A tempting approach is to compute all indices for each unique label and subtract them. The following function demonstrates that pitfall. It looks vectorized and concise but produces incorrect distances because it pairs occurrences by order rather than by proximity.

def offsets_broadcast_fail(seq_x, seq_y):
    assert len(seq_x) == len(seq_y)
    out = np.zeros(len(seq_x))
    classes = np.unique(seq_x)
    for tag in classes:
        idx_x = np.where(seq_x == tag)
        idx_y = np.where(seq_y == tag)
        out[idx_x] = np.subtract(idx_x, idx_y)
    return np.abs(out).astype(int)

bad = offsets_broadcast_fail(arr_u, arr_v)

This produces a result matching order-aligned occurrences, not nearest ones. In the example above it yields [3, 0, 2, 1, 0, 3, 0, 2, 1, 0, 3, 0, 2, 1, 0] instead of the expected [3, 0, 2, 1, 0, 2, 0, 2, 1, 0, 2, 0, 2, 1, 0].

Why the vectorized attempt fails

For each value, the approach subtracts one entire set of indices from another. That implicitly pairs the kth occurrence in one array with the kth occurrence in the other, regardless of where the nearest same-valued element actually is. Aligning by occurrence order is not the same as searching for the closest match around each position. As a result, some distances are too large when a nearer identical value exists at a different ordinal position.
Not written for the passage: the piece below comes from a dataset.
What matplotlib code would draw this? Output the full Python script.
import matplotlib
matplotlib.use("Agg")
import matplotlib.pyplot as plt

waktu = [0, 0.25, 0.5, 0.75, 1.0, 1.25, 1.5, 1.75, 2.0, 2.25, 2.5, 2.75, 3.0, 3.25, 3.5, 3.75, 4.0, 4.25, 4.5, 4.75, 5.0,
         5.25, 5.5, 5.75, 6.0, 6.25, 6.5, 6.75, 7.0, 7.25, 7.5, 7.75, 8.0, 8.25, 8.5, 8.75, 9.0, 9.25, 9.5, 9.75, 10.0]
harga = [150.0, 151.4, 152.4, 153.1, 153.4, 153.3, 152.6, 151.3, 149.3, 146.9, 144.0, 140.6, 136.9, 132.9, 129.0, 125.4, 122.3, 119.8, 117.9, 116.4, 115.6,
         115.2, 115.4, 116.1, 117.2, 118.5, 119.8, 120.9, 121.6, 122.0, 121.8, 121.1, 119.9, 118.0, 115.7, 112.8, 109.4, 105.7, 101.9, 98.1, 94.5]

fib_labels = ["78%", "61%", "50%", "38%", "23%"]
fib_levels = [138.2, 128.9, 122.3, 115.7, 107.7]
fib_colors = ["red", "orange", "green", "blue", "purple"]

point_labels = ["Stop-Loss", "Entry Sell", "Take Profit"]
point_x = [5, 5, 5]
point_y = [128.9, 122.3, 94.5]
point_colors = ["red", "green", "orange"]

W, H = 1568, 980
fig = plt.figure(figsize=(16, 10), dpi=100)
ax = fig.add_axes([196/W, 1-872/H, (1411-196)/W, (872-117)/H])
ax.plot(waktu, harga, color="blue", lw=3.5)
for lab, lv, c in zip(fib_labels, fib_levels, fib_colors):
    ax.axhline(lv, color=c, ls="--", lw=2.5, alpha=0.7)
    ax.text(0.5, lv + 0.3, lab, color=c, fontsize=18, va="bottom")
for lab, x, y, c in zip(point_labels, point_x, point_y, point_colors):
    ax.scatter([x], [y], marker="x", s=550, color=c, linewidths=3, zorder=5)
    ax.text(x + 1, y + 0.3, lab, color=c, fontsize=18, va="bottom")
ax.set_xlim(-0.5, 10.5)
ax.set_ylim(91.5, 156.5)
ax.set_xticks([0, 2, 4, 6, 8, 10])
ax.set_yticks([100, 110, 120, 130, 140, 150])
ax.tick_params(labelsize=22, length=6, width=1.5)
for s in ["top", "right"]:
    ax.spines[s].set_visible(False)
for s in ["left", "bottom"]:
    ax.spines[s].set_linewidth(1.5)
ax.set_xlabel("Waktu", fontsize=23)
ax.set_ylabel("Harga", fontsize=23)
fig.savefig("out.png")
A simple, correct approach

Searching is inherently local and conditional. Instead of forcing a global pairing, step outwards from each index to the left and right until you discover the same value in the other array. If the values already match at the same index, the displacement is zero. If no match exists at all, record -1. The following implementation stays faithful to that logic and is easy to reason about and test.
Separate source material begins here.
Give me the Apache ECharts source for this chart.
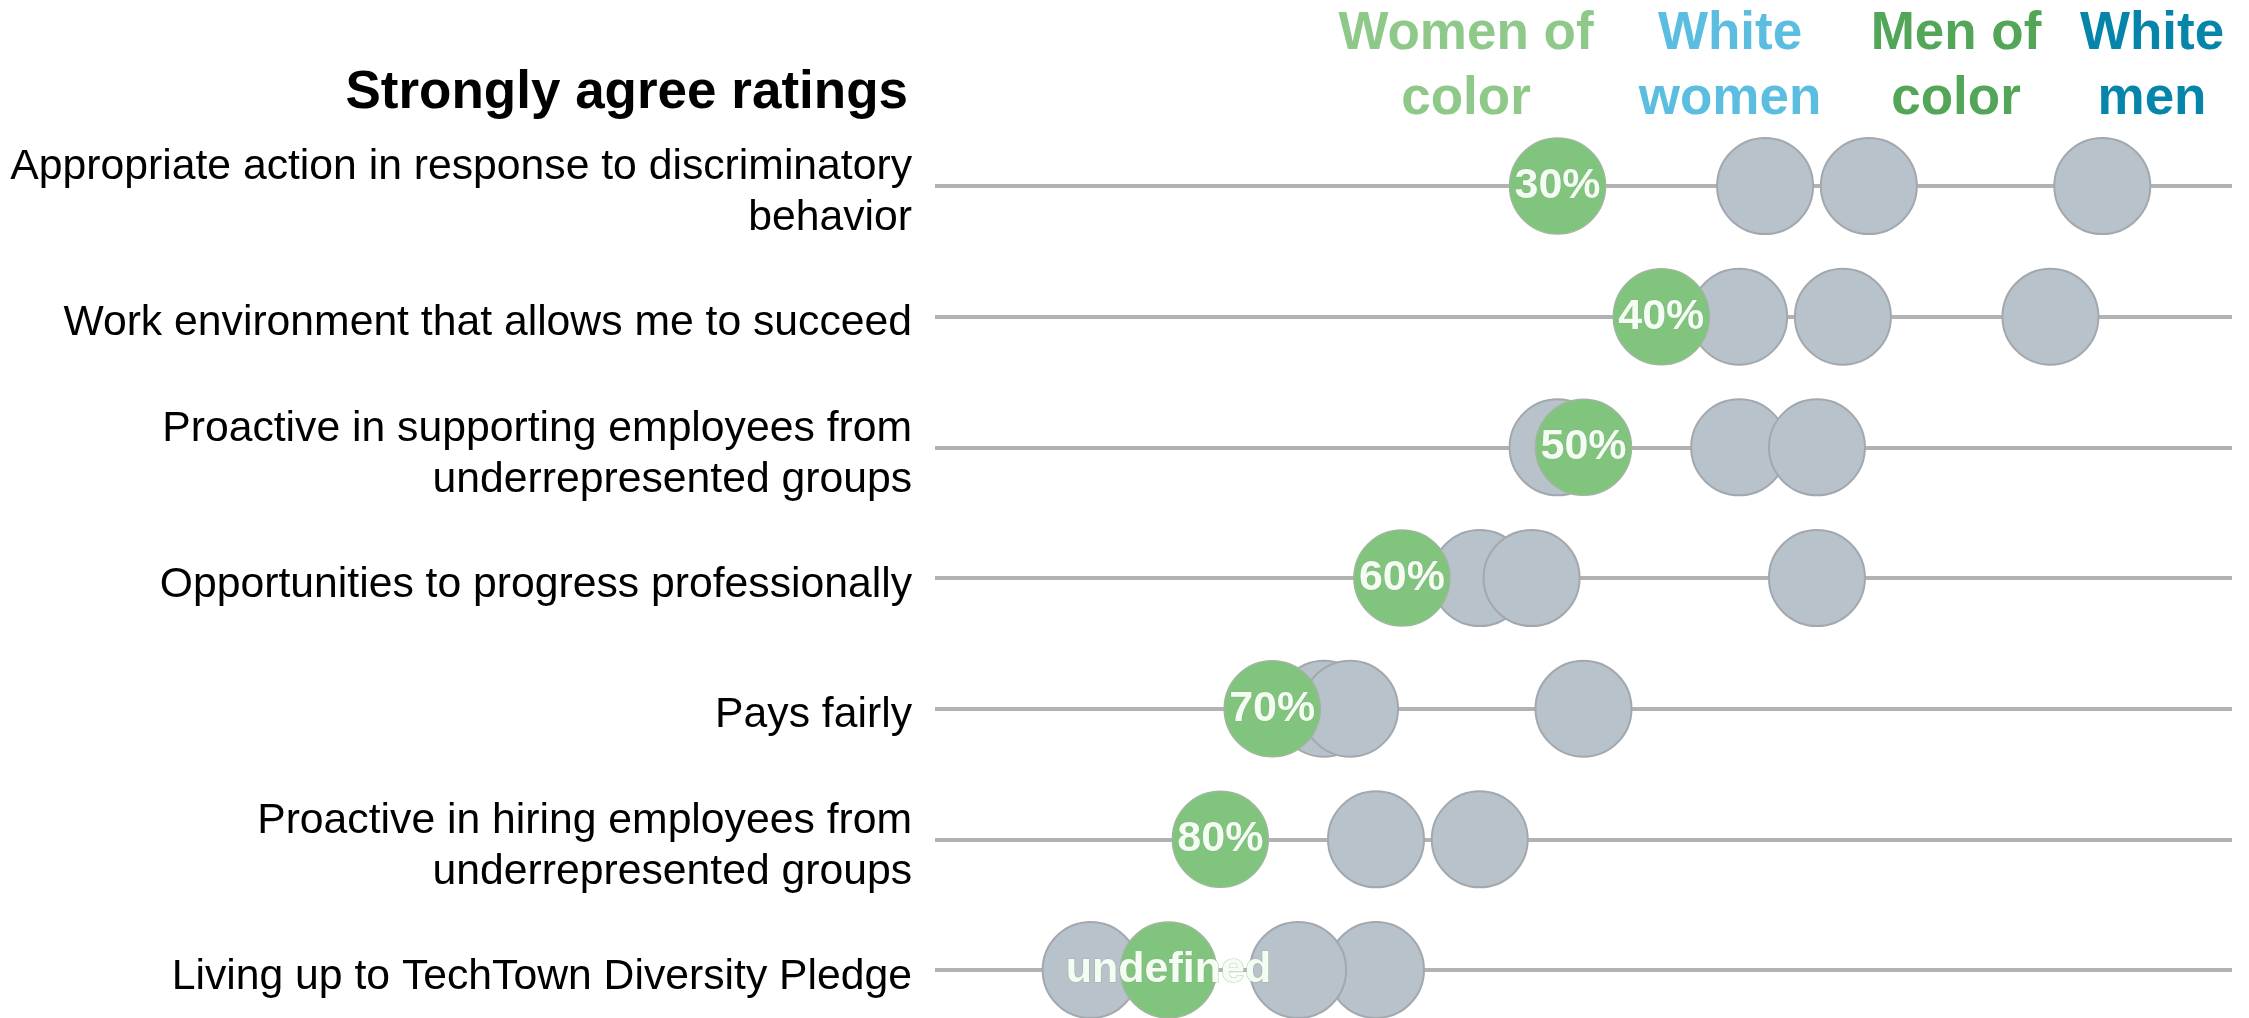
<!DOCTYPE html>
<html>
<head>
<meta charset="utf-8">
<script src="https://cdn.jsdelivr.net/npm/echarts@6/dist/echarts.min.js"></script>
<style>
  html, body { margin: 0; padding: 0; background: #ffffff; }
  #chart { width: 2249px; height: 1018px; }
</style>
</head>
<body>
<div id="chart"></div>
<script>
// Survey statements, top to bottom
const categories = [
  'Appropriate action in response to discriminatory\nbehavior',
  'Work environment that allows me to succeed',
  'Proactive in supporting employees from\nunderrepresented groups',
  'Opportunities to progress professionally',
  'Pays fairly',
  'Proactive in hiring employees from\nunderrepresented groups',
  'Living up to TechTown Diversity Pledge'
];

// Share of "strongly agree" answers (0–100 scale) per group
const womenOfColor = [48, 56, 50, 36, 26, 22, 18];
const whiteWomen   = [64, 62, 48, 42, 30, 34, 12];
const menOfColor   = [72, 70, 62, 46, 32, 42, 34];
const whiteMen     = [90, 86, 68, 68, 50, null, 28];

// Text shown inside the highlighted dots
const pctLabels = ['30%', '40%', '50%', '60%', '70%', '80%'];

// Column headings
const groupHeads = [
  { text: 'Women of\ncolor', x: 1466, color: '#8ec98a' },
  { text: 'White\nwomen',    x: 1730, color: '#5bbde0' },
  { text: 'Men of\ncolor',   x: 1956, color: '#53a558' },
  { text: 'White\nmen',      x: 2152, color: '#0585a9' }
];

const FONT = '"Liberation Sans", Arial, Helvetica, sans-serif';
const DOT = 96;

function toPoints(values) {
  return values
    .map((v, i) => (v == null ? null : [v, i]))
    .filter(p => p !== null);
}

function graySeries(name, values) {
  return {
    type: 'scatter',
    name: name,
    data: toPoints(values),
    symbol: 'circle',
    symbolSize: DOT,
    z: 2,
    itemStyle: { color: '#b8c2ca', borderColor: '#a3a8ae', borderWidth: 2, opacity: 1 },
    emphasis: { disabled: true },
    silent: true
  };
}

const chart = echarts.init(document.getElementById('chart'), null, { renderer: 'canvas' });

chart.setOption({
  animation: false,
  backgroundColor: '#ffffff',
  // grid 0: row lines and dots; grid 1: row captions, set a few pixels lower
  grid: [
    { left: 935, right: 17, top: 186, bottom: 48, containLabel: false },
    { left: 935, right: 17, top: 193, bottom: 41, containLabel: false }
  ],
  xAxis: [
    { type: 'value', gridIndex: 0, min: 0, max: 100, show: false },
    { type: 'value', gridIndex: 1, min: 0, max: 100, show: false }
  ],
  yAxis: [
    {
      type: 'category',
      gridIndex: 0,
      data: categories,
      inverse: true,
      boundaryGap: false,
      axisLine: { show: false },
      axisTick: { show: false },
      axisLabel: { show: false },
      splitLine: {
        show: true,
        interval: 0,
        lineStyle: { color: '#b2b2b2', width: 4 }
      }
    },
    {
      type: 'category',
      gridIndex: 1,
      data: categories,
      inverse: true,
      boundaryGap: false,
      axisLine: { show: false },
      axisTick: { show: false },
      splitLine: { show: false },
      axisLabel: {
        margin: 23,
        align: 'right',
        color: '#000000',
        fontFamily: FONT,
        fontSize: 42.7,
        lineHeight: 51
      }
    }
  ],
  graphic: [
    {
      type: 'text',
      x: 908,
      y: 93,
      style: {
        text: 'Strongly agree ratings',
        font: 'bold 53px ' + FONT,
        fill: '#000000',
        textAlign: 'right',
        textVerticalAlign: 'middle'
      }
    }
  ].concat(groupHeads.map(h => ({
    type: 'text',
    x: h.x,
    y: 67,
    style: {
      text: h.text,
      font: 'bold 53px ' + FONT,
      lineHeight: 65,
      fill: h.color,
      textAlign: 'center',
      textVerticalAlign: 'middle'
    }
  }))),
  series: [
    graySeries('White women', whiteWomen),
    graySeries('Men of color', menOfColor),
    graySeries('White men', whiteMen),
    {
      type: 'scatter',
      name: 'Women of color',
      data: toPoints(womenOfColor),
      symbol: 'circle',
      symbolSize: DOT,
      z: 3,
      itemStyle: { color: '#80c47e', borderColor: '#9db79b', borderWidth: 1.5, opacity: 1 },
      emphasis: { disabled: true },
      silent: true,
      label: {
        show: true,
        position: 'inside',
        formatter: p => String(pctLabels[p.dataIndex]),
        fontFamily: FONT,
        fontSize: 43,
        fontWeight: 'bold',
        color: '#f4fdf1',
        textBorderColor: 'rgba(140,170,140,0.55)',
        textBorderWidth: 1.2
      },
      labelLayout: { hideOverlap: false }
    }
  ]
});
</script>
</body>
</html>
def nearest_shift_offsets(seq_a, seq_b):
    assert len(seq_a) == len(seq_b)
    n = len(seq_a)
    out = np.zeros(n, np.int64)
    for pos, val in enumerate(seq_a):
        if seq_b[pos] == val:
            out[pos] = 0
            continue
        for step in range(1, max(n - pos, pos)):
            if (pos - step >= 0) and (seq_b[pos - step] == val):
                out[pos] = step
                break
            elif (pos + step < n) and (seq_b[pos + step] == val):
                out[pos] = step
                break
        else:
            out[pos] = -1
    return out

good = nearest_shift_offsets(arr_u, arr_v)

This yields the expected displacement array for the sample inputs.

What to expect at scale

The input constraints matter. Arrays can be on the order of one million elements, values are dense integers in the range [0, 10], and there are no missing values. With such data, the looped search is the correct baseline. If runtime is acceptable, you are done. If it is not, the function can be JIT-compiled. Under the given constraints, there is a concrete note that making the output buffer explicitly np.int64 enables Numba compatibility. Reported profiling indicates that a JIT-compiled version is very fast in cases like evenly distributed items, while being extremely slow in pathological cases such as sorted inputs. Also be mindful of misleading timing readouts; it was pointed out that microsecond results for million-scale inputs are not credible.

Why this is worth knowing

Not every task with arrays benefits from vectorization. Search and alignment often demand control flow that does not map well to broadcasting and reductions. Recognizing where to stop chasing vectorized one-liners and falling back to straightforward loops saves you from subtle correctness bugs and wasted optimization effort. In this case, there is no ready-made NumPy or SciPy primitive targeted at this specific nearest-match displacement, and the simplest correct approach is also the most maintainable starting point.

Conclusion

When the goal is nearest displacement per index between two arrays, avoid global index-set arithmetic that pairs occurrences by order. Implement a direct, index-local search that expands outward until it finds a match. Validate it on small samples, then scale up. If runtime becomes an issue, JIT-compiling the same logic can provide a practical speedup, with the caveat that performance depends on data distribution. Keep the output dtype compatible for compilation, and treat unbelievably short timings with skepticism.